Common Mistakes by Novice Investors
September 25, 2007 by Anne Mayhugh
Filed under Buying and Sellling
As our real estate market shifts to a buyer’s market, and first time homebuyer loans become less readily available, rental properties become more appealing. Like any other endeavor in life, it must be done correctly. This article is designed to help investors avoid the most costly mistakes.
First mistake- not having a plan. I’ve seen many gung ho investors decide to jump into buying investment properties with no plan for what to do with it once you own it. It may be a really great deal, but if you don’t have a plan for it, it is not the right deal for you. Don’t work backwards, first devise your strategy, then find the deals that fit your plan.

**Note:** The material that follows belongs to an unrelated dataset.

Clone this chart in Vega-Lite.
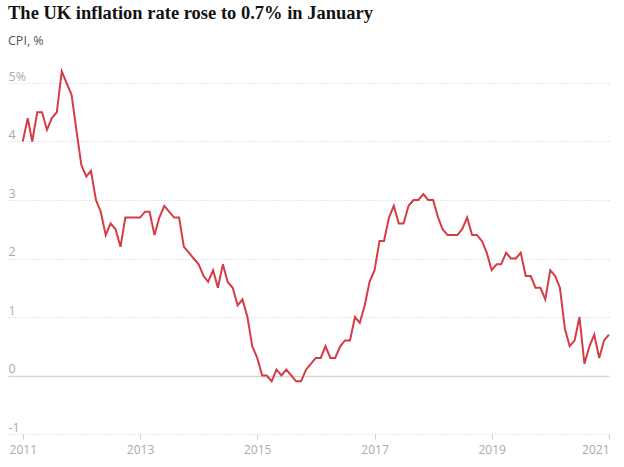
{
  "$schema": "https://vega.github.io/schema/vega-lite/v6.json",
  "width": 601,
  "height": 351,
  "autosize": {"type": "none"},
  "padding": {"left": 8, "top": 83, "right": 15, "bottom": 33},
  "background": "white",
  "config": {"view": {"stroke": null}, "font": "Open Sans"},
  "title": {
    "text": "The UK inflation rate rose to 0.7% in January",
    "subtitle": "CPI, %",
    "anchor": "start",
    "frame": "group",
    "font": "Liberation Serif",
    "fontSize": 18.5,
    "fontWeight": "bold",
    "color": "#121212",
    "subtitleFont": "Open Sans",
    "subtitleFontSize": 12.5,
    "subtitleColor": "#555555",
    "subtitlePadding": 12,
    "offset": 20
  },
  "data": {
    "values": [
      {"date": "2011-01-01", "cpi": 4.0}, {"date": "2011-02-01", "cpi": 4.4}, {"date": "2011-03-01", "cpi": 4.0}, {"date": "2011-04-01", "cpi": 4.5}, {"date": "2011-05-01", "cpi": 4.5}, {"date": "2011-06-01", "cpi": 4.2}, {"date": "2011-07-01", "cpi": 4.4}, {"date": "2011-08-01", "cpi": 4.5}, {"date": "2011-09-01", "cpi": 5.2}, {"date": "2011-10-01", "cpi": 5.0}, {"date": "2011-11-01", "cpi": 4.8}, {"date": "2011-12-01", "cpi": 4.2},
      {"date": "2012-01-01", "cpi": 3.6}, {"date": "2012-02-01", "cpi": 3.4}, {"date": "2012-03-01", "cpi": 3.5}, {"date": "2012-04-01", "cpi": 3.0}, {"date": "2012-05-01", "cpi": 2.8}, {"date": "2012-06-01", "cpi": 2.4}, {"date": "2012-07-01", "cpi": 2.6}, {"date": "2012-08-01", "cpi": 2.5}, {"date": "2012-09-01", "cpi": 2.2}, {"date": "2012-10-01", "cpi": 2.7}, {"date": "2012-11-01", "cpi": 2.7}, {"date": "2012-12-01", "cpi": 2.7},
      {"date": "2013-01-01", "cpi": 2.7}, {"date": "2013-02-01", "cpi": 2.8}, {"date": "2013-03-01", "cpi": 2.8}, {"date": "2013-04-01", "cpi": 2.4}, {"date": "2013-05-01", "cpi": 2.7}, {"date": "2013-06-01", "cpi": 2.9}, {"date": "2013-07-01", "cpi": 2.8}, {"date": "2013-08-01", "cpi": 2.7}, {"date": "2013-09-01", "cpi": 2.7}, {"date": "2013-10-01", "cpi": 2.2}, {"date": "2013-11-01", "cpi": 2.1}, {"date": "2013-12-01", "cpi": 2.0},
      {"date": "2014-01-01", "cpi": 1.9}, {"date": "2014-02-01", "cpi": 1.7}, {"date": "2014-03-01", "cpi": 1.6}, {"date": "2014-04-01", "cpi": 1.8}, {"date": "2014-05-01", "cpi": 1.5}, {"date": "2014-06-01", "cpi": 1.9}, {"date": "2014-07-01", "cpi": 1.6}, {"date": "2014-08-01", "cpi": 1.5}, {"date": "2014-09-01", "cpi": 1.2}, {"date": "2014-10-01", "cpi": 1.3}, {"date": "2014-11-01", "cpi": 1.0}, {"date": "2014-12-01", "cpi": 0.5},
      {"date": "2015-01-01", "cpi": 0.3}, {"date": "2015-02-01", "cpi": 0.0}, {"date": "2015-03-01", "cpi": 0.0}, {"date": "2015-04-01", "cpi": -0.1}, {"date": "2015-05-01", "cpi": 0.1}, {"date": "2015-06-01", "cpi": 0.0}, {"date": "2015-07-01", "cpi": 0.1}, {"date": "2015-08-01", "cpi": 0.0}, {"date": "2015-09-01", "cpi": -0.1}, {"date": "2015-10-01", "cpi": -0.1}, {"date": "2015-11-01", "cpi": 0.1}, {"date": "2015-12-01", "cpi": 0.2},
      {"date": "2016-01-01", "cpi": 0.3}, {"date": "2016-02-01", "cpi": 0.3}, {"date": "2016-03-01", "cpi": 0.5}, {"date": "2016-04-01", "cpi": 0.3}, {"date": "2016-05-01", "cpi": 0.3}, {"date": "2016-06-01", "cpi": 0.5}, {"date": "2016-07-01", "cpi": 0.6}, {"date": "2016-08-01", "cpi": 0.6}, {"date": "2016-09-01", "cpi": 1.0}, {"date": "2016-10-01", "cpi": 0.9}, {"date": "2016-11-01", "cpi": 1.2}, {"date": "2016-12-01", "cpi": 1.6},
      {"date": "2017-01-01", "cpi": 1.8}, {"date": "2017-02-01", "cpi": 2.3}, {"date": "2017-03-01", "cpi": 2.3}, {"date": "2017-04-01", "cpi": 2.7}, {"date": "2017-05-01", "cpi": 2.9}, {"date": "2017-06-01", "cpi": 2.6}, {"date": "2017-07-01", "cpi": 2.6}, {"date": "2017-08-01", "cpi": 2.9}, {"date": "2017-09-01", "cpi": 3.0}, {"date": "2017-10-01", "cpi": 3.0}, {"date": "2017-11-01", "cpi": 3.1}, {"date": "2017-12-01", "cpi": 3.0},
      {"date": "2018-01-01", "cpi": 3.0}, {"date": "2018-02-01", "cpi": 2.7}, {"date": "2018-03-01", "cpi": 2.5}, {"date": "2018-04-01", "cpi": 2.4}, {"date": "2018-05-01", "cpi": 2.4}, {"date": "2018-06-01", "cpi": 2.4}, {"date": "2018-07-01", "cpi": 2.5}, {"date": "2018-08-01", "cpi": 2.7}, {"date": "2018-09-01", "cpi": 2.4}, {"date": "2018-10-01", "cpi": 2.4}, {"date": "2018-11-01", "cpi": 2.3}, {"date": "2018-12-01", "cpi": 2.1},
      {"date": "2019-01-01", "cpi": 1.8}, {"date": "2019-02-01", "cpi": 1.9}, {"date": "2019-03-01", "cpi": 1.9}, {"date": "2019-04-01", "cpi": 2.1}, {"date": "2019-05-01", "cpi": 2.0}, {"date": "2019-06-01", "cpi": 2.0}, {"date": "2019-07-01", "cpi": 2.1}, {"date": "2019-08-01", "cpi": 1.7}, {"date": "2019-09-01", "cpi": 1.7}, {"date": "2019-10-01", "cpi": 1.5}, {"date": "2019-11-01", "cpi": 1.5}, {"date": "2019-12-01", "cpi": 1.3},
      {"date": "2020-01-01", "cpi": 1.8}, {"date": "2020-02-01", "cpi": 1.7}, {"date": "2020-03-01", "cpi": 1.5}, {"date": "2020-04-01", "cpi": 0.8}, {"date": "2020-05-01", "cpi": 0.5}, {"date": "2020-06-01", "cpi": 0.6}, {"date": "2020-07-01", "cpi": 1.0}, {"date": "2020-08-01", "cpi": 0.2}, {"date": "2020-09-01", "cpi": 0.5}, {"date": "2020-10-01", "cpi": 0.7}, {"date": "2020-11-01", "cpi": 0.3}, {"date": "2020-12-01", "cpi": 0.6},
      {"date": "2021-01-01", "cpi": 0.7}
    ]
  },
  "mark": {"type": "line", "color": "#d63c45", "strokeWidth": 2, "interpolate": "linear"},
  "encoding": {
    "x": {
      "field": "date",
      "type": "temporal",
      "scale": {"type": "utc", "domain": [{"year": 2010, "month": 10, "date": 1, "utc": true}, {"year": 2021, "month": 1, "date": 1, "utc": true}]},
      "axis": {
        "title": null,
        "values": [
          {"year": 2011, "month": 1, "date": 1, "utc": true},
          {"year": 2013, "month": 1, "date": 1, "utc": true},
          {"year": 2015, "month": 1, "date": 1, "utc": true},
          {"year": 2017, "month": 1, "date": 1, "utc": true},
          {"year": 2019, "month": 1, "date": 1, "utc": true},
          {"year": 2021, "month": 1, "date": 1, "utc": true}
        ],
        "format": "%Y",
        "domain": false,
        "grid": false,
        "ticks": true,
        "tickSize": 5,
        "tickColor": "#cccccc",
        "labelFlush": true,
        "labelColor": "#aaaaaa",
        "labelFontSize": 12,
        "labelPadding": 5
      }
    },
    "y": {
      "field": "cpi",
      "type": "quantitative",
      "scale": {"domain": [-1, 5], "nice": false, "zero": false},
      "axis": {
        "title": null,
        "values": [-1, 0, 1, 2, 3, 4, 5],
        "labelExpr": "datum.value == 5 ? '5%' : '' + datum.value",
        "domain": false,
        "ticks": false,
        "labelAlign": "left",
        "labelBaseline": "bottom",
        "labelPadding": 0,
        "labelDx": 0,
        "labelDy": -3,
        "labelColor": "#aaaaaa",
        "labelFontSize": 12.5,
        "grid": true,
        "gridColor": {"condition": {"test": "datum.value === 0", "value": "#d6d6d6"}, "value": "#d0d0d0"},
        "gridDash": {"condition": {"test": "datum.value === 0", "value": []}, "value": [1, 2]},
        "gridWidth": {"condition": {"test": "datum.value === 0", "value": 1.5}, "value": 1}
      }
    }
  }
}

Second mistake-lack of knowlege. Once you have a plan, you must either learn your market, or hire a professional to help. The best investors know their market area so well that they can jump on the best deals on a moment’s notice. A true investor knows all their money is made up front, buying at the right price is the key. If you buy a property at tremendous discount, it will fit into any plan.
Third mistake-not having your finances lined up. Unless you are fortunate enough to have a wealth of cash, you need to have some resources available to fall back on. These can be a line of credit or a private lender. But it must be cash that is available immediately. You never want to lose a really profitable deal because you couldn’t get the cash today.